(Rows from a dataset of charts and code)
:::
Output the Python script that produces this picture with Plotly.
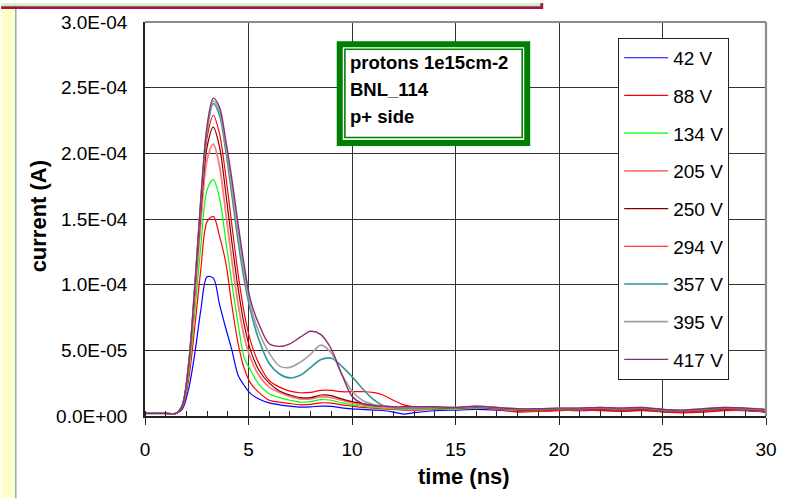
import numpy as np
import plotly.graph_objects as go

# ---- data: transient current vs time, one list per bias voltage (values in µA) ----
TIME_NS = [0, 1, 1.5, 1.8, 2.1, 2.4, 2.7, 3.0, 3.3, 3.6, 3.9, 4.2, 4.5, 4.8, 5.1, 5.5,
           6.0, 6.5, 7.0, 7.5, 8.0, 8.5, 9.0, 9.5, 10.0, 10.5, 11.0, 11.5, 12.0, 12.5,
           13, 14, 15, 16, 17, 18, 19, 20, 21, 22, 23, 24, 25, 26, 27, 28, 29, 30]

I_42V = [2, 2, 2, 5, 20, 47, 81, 106, 105, 85, 67, 50, 31, 23, 17, 13,
         10, 8.5, 7.5, 6.8, 7, 7.5, 7.3, 6.2, 5.5, 5, 4.5, 4.2, 3, 1.5,
         2.5, 4, 4.5, 5, 4.5, 3.5, 4, 4.5, 4, 4.5, 4, 4.5, 3.5, 2.5, 3.5, 4.5, 4, 3]
I_88V = [2, 2, 2, 6, 27, 67, 112, 148, 152, 137, 117, 84, 55, 36, 25, 18,
         12, 10.5, 9.5, 8.5, 8.8, 10, 9.8, 8.5, 7.5, 6.5, 6, 5.5, 5, 4.5,
         4.5, 5, 5, 6, 5, 3, 3.5, 4, 4.5, 4, 3.5, 4, 3, 2.5, 3, 4, 4.5, 3]
I_134V = [2, 2, 2, 7, 31, 78, 130, 172, 180, 166, 134, 101, 70, 44, 35, 24,
          17, 14, 12, 10.5, 11, 12.5, 12, 10, 8.5, 7.5, 6.5, 6, 5.5, 5,
          5, 5.5, 5, 6, 5.5, 4, 4, 4.5, 5, 5, 4.5, 5, 4, 3.5, 4, 5, 4.5, 3.5]
I_205V = [2, 2, 2, 8, 35, 88, 148, 195, 207, 190, 155, 118, 85, 60, 44, 31,
          22, 18, 15, 13, 13, 14.5, 14, 12, 10, 8.5, 7.5, 6.5, 6, 5.5,
          5.5, 6, 5.5, 6.5, 5.5, 4.5, 4.5, 5, 5, 5.5, 5, 5.5, 4.5, 3.5, 4.5, 5.5, 5, 4]
I_250V = [2, 2, 2, 8, 37, 93, 156, 205, 220, 205, 170, 132, 97, 69, 50, 35,
          25, 19, 16, 14, 14, 16, 15.5, 13, 11, 9.5, 8.5, 7.5, 7, 6.5,
          6.5, 6.5, 6, 7, 6, 5, 5, 5.5, 5.5, 6, 5.5, 6, 5, 4, 5, 6, 5.5, 4.5]
I_294V = [2, 2, 2, 8, 38, 96, 162, 212, 229, 215, 183, 145, 108, 78, 57, 40,
          27, 22, 19, 17.7, 18, 19.5, 19.5, 18.5, 18.5, 18.5, 18, 16, 12, 8.5,
          7, 6.5, 6, 6.5, 5.5, 4.5, 4, 4.5, 5, 5, 4.5, 5, 4, 3, 4, 5, 4.5, 3.5]
I_357V = [2, 2, 2, 8, 38, 97, 164, 217, 238, 229, 202, 168, 133, 103, 80, 58,
          40, 32, 29, 31, 37, 43, 44, 38, 30, 21, 13, 8, 6.5, 6,
          6, 6.5, 6, 7, 6, 5, 5, 5.5, 5.5, 6, 5.5, 6, 4.5, 4, 5, 6, 5.5, 4.5]
I_395V = [2, 2, 2, 8, 38, 97, 165, 219, 240, 232, 206, 174, 140, 109, 84, 64,
          48, 38, 37, 41, 47, 54, 48, 32, 19, 12, 9, 7.5, 7, 6.5,
          6.5, 7, 6.5, 7.5, 6.5, 5.5, 5.5, 6, 6, 6.5, 6, 6.5, 5, 4.5, 5.5, 6.5, 6, 5]
I_417V = [2, 2, 2, 8, 38, 97, 166, 221, 242, 235, 210, 180, 146, 114, 88, 70,
          55, 53, 55, 60, 64.5, 62, 51, 32, 15, 9.5, 8, 7.5, 7, 7,
          7, 7, 6.5, 7.5, 6.5, 5.5, 5.5, 6, 6, 6.5, 6, 6.5, 5, 4.5, 5.5, 6.5, 6, 5]

SERIES = [I_42V, I_88V, I_134V, I_205V, I_250V, I_294V, I_357V, I_395V, I_417V]
SERIES_NAMES = ["42 V", "88 V", "134 V", "205 V", "250 V", "294 V", "357 V", "395 V", "417 V"]
SERIES_COLORS = ["#0000FF", "#FF0000", "#00FF00", "#FF7878", "#800000",
                 "#FF0000", "#2E9696", "#A0A0A0", "#8E2C70"]
SERIES_WIDTHS = [1.2, 1.2, 1.2, 1.8, 1.2, 1.2, 1.6, 1.6, 1.4]

Y_TICKS = [0, 5e-5, 1e-4, 1.5e-4, 2e-4, 2.5e-4, 3e-4]
Y_TICK_TEXT = ["0.0E+00", "5.0E-05", "1.0E-04", "1.5E-04", "2.0E-04", "2.5E-04", "3.0E-04"]
X_TICKS = [0, 5, 10, 15, 20, 25, 30]

INFO_LINES = ["protons 1e15cm-2", "BNL_114", "p+ side"]

# ---- page geometry ----
W, H = 789, 499
ML, MR, MT, MB = 145, 18, 19, 83
PW, PH = W - ML - MR, H - MT - MB


def px_x(px):
    return (px - ML) / PW


def px_y(py):
    return (H - MB - py) / PH


FONT = "Liberation Sans, Arial, sans-serif"

fig = go.Figure()
t = np.array(TIME_NS)
for vals, name, col, lw in zip(SERIES, SERIES_NAMES, SERIES_COLORS, SERIES_WIDTHS):
    fig.add_trace(go.Scatter(
        x=t, y=np.array(vals) * 1e-6, name=name, mode="lines",
        line=dict(color=col, width=lw, shape="spline", smoothing=0.9),
        legendgroup=name,
    ))

shapes = [
    # pale side strip and its edge
    dict(type="rect", xref="paper", yref="paper", x0=px_x(0), x1=px_x(14),
         y0=px_y(H), y1=px_y(0), fillcolor="#FFFFCC", line=dict(width=0), layer="below"),
    dict(type="line", xref="paper", yref="paper", x0=px_x(14.8), x1=px_x(14.8),
         y0=px_y(H), y1=px_y(0), line=dict(color="#6E9C9C", width=1.2)),
    # header band at the very top
    dict(type="rect", xref="paper", yref="paper", x0=px_x(0), x1=px_x(545),
         y0=px_y(3), y1=px_y(0), fillcolor="#CCF2C4", line=dict(width=0)),
    dict(type="line", xref="paper", yref="paper", x0=px_x(0), x1=px_x(545),
         y0=px_y(4.6), y1=px_y(4.6), line=dict(color="#A3163F", width=2.8)),
    dict(type="line", xref="paper", yref="paper", x0=px_x(545), x1=px_x(545),
         y0=px_y(6), y1=px_y(0), line=dict(color="#A3163F", width=2.8)),
    # grey top/right frame of the plot area
    dict(type="line", xref="paper", yref="paper", x0=0, x1=1, y0=1, y1=1,
         line=dict(color="#8C8C8C", width=2), layer="above"),
    dict(type="line", xref="paper", yref="paper", x0=1, x1=1, y0=0, y1=1,
         line=dict(color="#8C8C8C", width=2.2), layer="above"),
    # info box: thick green frame with a thin inner green rule
    dict(type="rect", xref="paper", yref="paper", x0=px_x(341.3), x1=px_x(530.3),
         y0=px_y(140.8), y1=px_y(41.3), fillcolor="white",
         line=dict(color="#008000", width=6), layer="above"),
    dict(type="rect", xref="paper", yref="paper", x0=px_x(346.5), x1=px_x(525.2),
         y0=px_y(135.4), y1=px_y(46.5),
         line=dict(color="#008000", width=1.6), layer="above"),
]

annotations = []
for i, txt in enumerate(INFO_LINES):
    annotations.append(dict(
        text=f"<b>{txt}</b>", xref="paper", yref="paper",
        x=px_x(350), y=px_y(60 + 27 * i), xanchor="left", yanchor="middle",
        showarrow=False, font=dict(family=FONT, size=18.5, color="black"),
    ))
annotations.append(dict(
    text="<b>time (ns)</b>", xref="paper", yref="paper", x=px_x(467), y=px_y(477),
    xanchor="center", yanchor="middle", showarrow=False,
    font=dict(family=FONT, size=22, color="black"),
))
annotations.append(dict(
    text="<b>current (A)</b>", xref="paper", yref="paper", x=px_x(38), y=px_y(215),
    xanchor="center", yanchor="middle", textangle=-90, showarrow=False,
    font=dict(family=FONT, size=22, color="black"),
))

fig.update_layout(
    width=W, height=H,
    margin=dict(l=ML, r=MR, t=MT, b=MB, pad=0),
    paper_bgcolor="white", plot_bgcolor="white",
    font=dict(family=FONT, size=19, color="black"),
    showlegend=True,
    legend=dict(
        x=px_x(622), y=px_y(35), xanchor="left", yanchor="top",
        bgcolor="white", bordercolor="#222222", borderwidth=1,
        font=dict(family=FONT, size=19, color="black"),
        tracegroupgap=10, itemwidth=44,
    ),
    shapes=shapes,
    annotations=annotations,
    xaxis=dict(
        range=[0, 30], tickvals=X_TICKS, ticks="outside", ticklen=7, tickwidth=1,
        tickcolor="#222222", showline=True, linecolor="#222222", linewidth=1.5,
        showgrid=True, gridcolor="#333333", gridwidth=1, zeroline=False,
        minor=dict(dtick=1, ticks="inside", ticklen=5, tickcolor="#222222", showgrid=False),
        tickfont=dict(family=FONT, size=19), ticklabelstandoff=8,
    ),
    yaxis=dict(
        range=[0, 3e-4], tickvals=Y_TICKS, ticktext=Y_TICK_TEXT,
        ticks="inside", ticklen=5, tickcolor="#222222",
        showline=True, linecolor="#222222", linewidth=1.5,
        showgrid=True, gridcolor="#333333", gridwidth=1, zeroline=False,
        tickfont=dict(family=FONT, size=19), ticklabelstandoff=12,
    ),
)

fig.write_html("out.html")
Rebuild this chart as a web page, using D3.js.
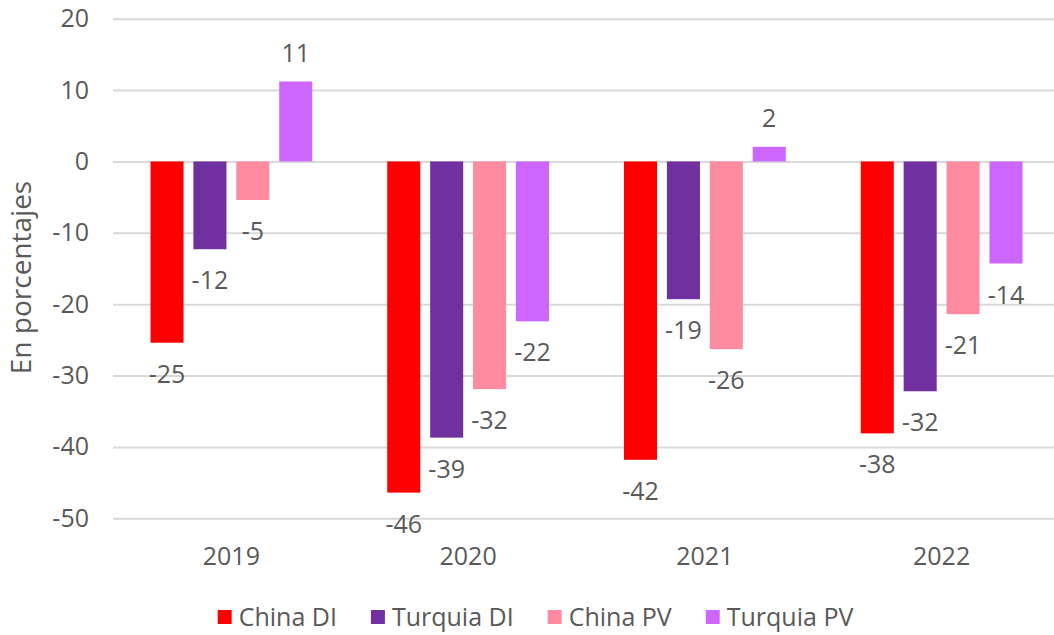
<!DOCTYPE html>
<html>
<head>
<meta charset="utf-8">
<script src="https://cdn.jsdelivr.net/npm/d3@7"></script>
<style>
  body { margin: 0; background: #fff; }
  svg { display: block; font-family: "Open Sans", sans-serif; }
</style>
</head>
<body>
<svg width="1054" height="635"></svg>
<script>
// data
const years = ["2019", "2020", "2021", "2022"];
const seriesNames = ["China DI", "Turquia DI", "China PV", "Turquia PV"];
const chinaDI = [-25.4, -46.4, -41.8, -38.1];
const turquiaDI = [-12.3, -38.7, -19.3, -32.2];
const chinaPV = [-5.4, -31.9, -26.3, -21.4];
const turquiaPV = [11.2, -22.4, 2.05, -14.3];
const yTicks = [20, 10, 0, -10, -20, -30, -40, -50];
const colors = ["#ff0000", "#7030a0", "#ff8ba0", "#cc66ff"];

const allSeries = [chinaDI, turquiaDI, chinaPV, turquiaPV];
let rows = [];
years.forEach(function(yr, i) {
  seriesNames.forEach(function(s, j) {
    rows.push({year: yr, series: s, value: allSeries[j][i]});
  });
});

let svg = d3.select("svg"),
    width = +svg.attr("width"),
    height = +svg.attr("height");
let plotLeft = 113, plotRight = 1060, plotTop = 18.7, plotBottom = 518.3;
let textColor = "#595959";

let y = d3.scaleLinear().domain([-50, 20]).range([plotBottom, plotTop]);
let x0 = d3.scaleBand().domain(years).range([plotLeft, plotRight]);
let x1 = d3.scaleBand().domain(seriesNames)
    .range([37.5, x0.bandwidth() - 37.5])
    .paddingInner(0.23);
let color = d3.scaleOrdinal().domain(seriesNames).range(colors);

// y axis + gridlines
let yAxis = svg.append("g")
    .attr("transform", "translate(" + plotLeft + ",0)")
    .call(d3.axisLeft(y).tickValues(yTicks)
        .tickFormat(function(d) { return String(d); })
        .tickSize(-(width - plotLeft)).tickPadding(24));
yAxis.select(".domain").remove();
yAxis.selectAll("line").attr("stroke", "#d9d9d9").attr("stroke-width", 2);
yAxis.selectAll("text").attr("fill", textColor).attr("font-size", 25)
    .attr("font-family", "Open Sans");

// x axis labels
let xAxis = svg.append("g")
    .attr("transform", "translate(0," + plotBottom + ")")
    .call(d3.axisBottom(x0).tickSize(0).tickPadding(29));
xAxis.select(".domain").remove();
xAxis.selectAll("text").attr("fill", textColor).attr("font-size", 25)
    .attr("font-family", "Open Sans");

// bars
let bars = svg.append("g").selectAll("rect")
    .data(rows)
    .enter()
    .append("rect")
    .attr("x", function(d) { return x0(d.year) + x1(d.series); })
    .attr("width", x1.bandwidth())
    .attr("y", function(d) { return Math.min(y(d.value), y(0)); })
    .attr("height", function(d) { return Math.abs(y(d.value) - y(0)); })
    .attr("fill", function(d) { return color(d.series); });

// value labels
svg.append("g").selectAll("text")
    .data(rows)
    .enter()
    .append("text")
    .attr("x", function(d) { return x0(d.year) + x1(d.series) + x1.bandwidth() / 2; })
    .attr("y", function(d) {
        return d.value < 0 ? y(d.value) + 40 : y(d.value) - 20;
    })
    .attr("text-anchor", "middle")
    .attr("font-size", 25)
    .attr("fill", textColor)
    .text(function(d) { return Math.round(d.value); });

// y title
svg.append("text")
    .attr("transform", "translate(31,277.5) rotate(-90)")
    .attr("text-anchor", "middle")
    .attr("font-size", 28)
    .attr("fill", textColor)
    .text("En porcentajes");

// legend
let legend = svg.append("g");
let lx = 0;
seriesNames.forEach(function(s, i) {
  let item = legend.append("g").attr("transform", "translate(" + lx + ",0)");
  item.append("rect")
      .attr("x", 0).attr("y", 610)
      .attr("width", 14).attr("height", 14)
      .attr("fill", color(s));
  let t = item.append("text")
      .attr("x", 21).attr("y", 626)
      .attr("font-size", 25)
      .attr("fill", textColor)
      .text(s);
  lx += 21 + t.node().getComputedTextLength() + 34;
});
let legendW = lx - 34;
legend.attr("transform", "translate(" + (535.5 - legendW / 2) + ",0)");
</script>
</body>
</html>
:::
[Exercise details]
Quote the records above exactly, from the first line through the line containing "import plotly.graph_objects as go", and leave out the pictures.

[Answer below]
Output the Python script that produces this picture with Plotly.
import numpy as np
import plotly.graph_objects as go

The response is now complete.